Q:   Dear John, About 5-6 years ago, you shared with us on your show recipes for chorizo-broiled oysters and Sammy Hagar's tequila shrimp. If possible, can you please repost these recipes or e-mail me a copy? Thank you for your help. I moved from Monterey to Sacramento about 4 years ago and really miss your show. Thanks again. Angelique Juarez-Garcia Via e-mail

A:   Angelique, here is your "Tequila shrimp ala Cabo Wabo". Peel and de-vein some shrimp (16 to 20 per lb. - about 20 shrimp for two diners). Have ready 6 minced garlic, 1 bunch chopped cilantro, salt and pepper, 1 jalapeno diced, 1 bottle of Sammy's Cabo Wabo Tequila (save some for margaritas), & 4 limes. Salt and pepper the shrimp. Add all of the shrimp to a medium hot frying pan and start making them dance in the pan.

They will be cooked enough in 2 to 3 minutes. Remove shrimp from the pan. Add oil and 1/2-cup butter, chopped garlic and cilantro. Add jalapenos and cook 3 minutes just until garlic is cooked through. Add back the shrimp, squeeze the lime, carefully then add 2 oz. of Cabo Wabo. Make sure the heat is on medium THIS WILL FLAME UP SO BE CAREFUL! Let the flame die down then add a piece of butter, whisk well and serve. Serve with soft tortillas, fresh salsa, guacamole, beans, bacon and onion rice, and a nice green salad. Ole!

Q:   Dear Chef,
Whenever I make lasagna the center always collapses. I was told I can prevent this by using béchamel sauce as a filler, but then the lasagna gets too wet. What am I doing wrong? How do I prevent the lasagna from collapsing?

Via e-mail

A:   Ah, sounds like a case of sinkhole-itis. Possible problems - your pasta is over-cooked; there is way too much sauce, too much filling or your sauce is too watery. Here are some of my tried and true lasagna tips. First, use only one thin layer of béchamel sauce. Second, the pasta needs to be a prominent part of your lasagna so use only thin layers of sauces - don't drown it. Also, bake it longer as the pasta will absorb liquid even when it's baking. And finally, make sure your pasta is about 3/4 cooked when you start layering.

 

Q John, Good to see you looking so well. I was wondering where you can find a variety of caviar locally? In particular, the ones you featured on your show. The spinach-wasabi caviar.thank you always for great shows.
Via e-mail

A:   That's right, its caviar time again. Give these folks a call, they will ship directly to you. Tsar Nicoulai Caviar or Sunshine Foods (415) 543-3007. Tell them Pisto sent you.

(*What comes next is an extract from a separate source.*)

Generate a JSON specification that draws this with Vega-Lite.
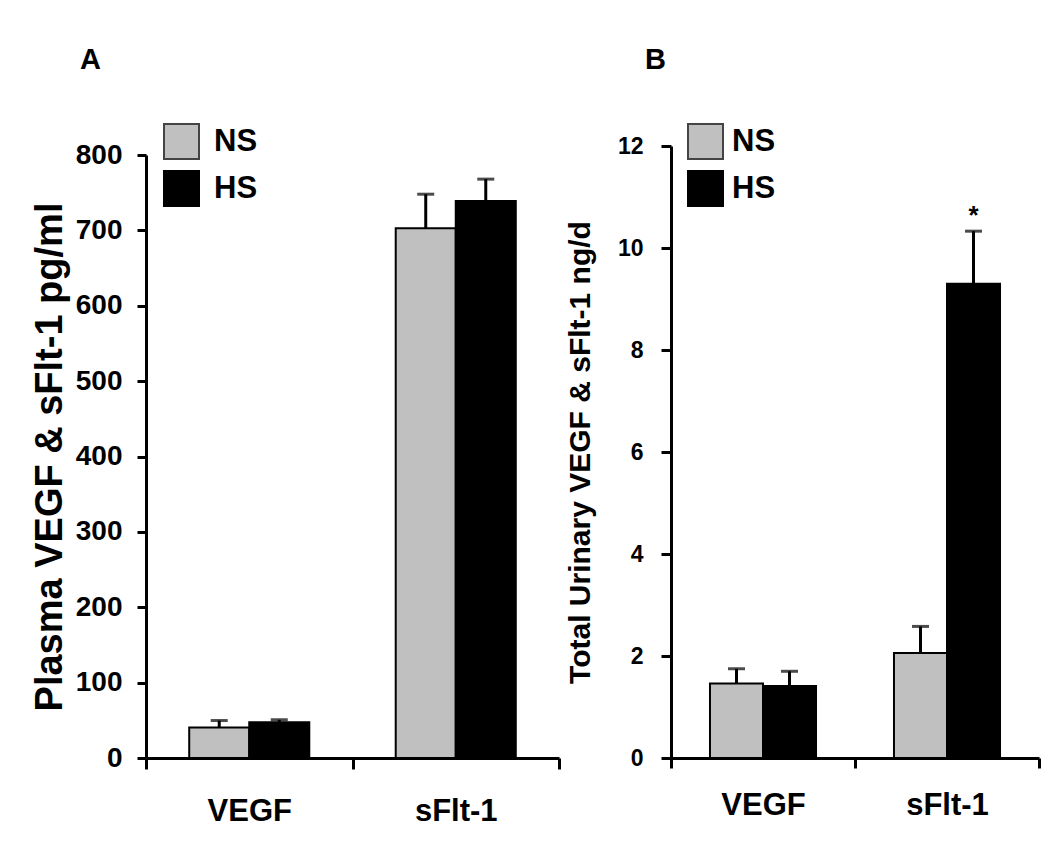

Q:   I'd like several different recipes for guacamole. I just watched the show with you and Mario cooking chorizo and eggs for breakfast - that's the best!  I believe it's an old show. Should I get your cookbook or how else can I get it?

Chuck Stewart
East Boothbay, Maine

A:   Hi Chuck. I believe I spent some time in your fair town and remember it well - great lobsters. After mashing your avocados you could add crumbled bacon or chopped tomatoes (with the juice squeezed out). Or, how about some chopped up lemon?
The main thing about guacamole is that the avocado is just right, meaning not under-ripe! I'll tell you what, if you want to send me some lobsters, I'll experiment for you. In the meantime, here is the basic Guacamole Recipe: Two avocados coarsely mashed in a medium sized bowl. Add the juice of 1/2 a lemon (or two limes) and two tablespoons of chopped onion (yellow or white), 1/2 teaspoon salt, two tablespoons olive oil and two cloves of pressed garlic. Fold ingredients together. Refrigerating for an hour will bring out the flavors. Final tip: if you leave the avocado pit in the guac, it will keep it from turning brown. Try stirring in some bay shrimp meat - should be delish!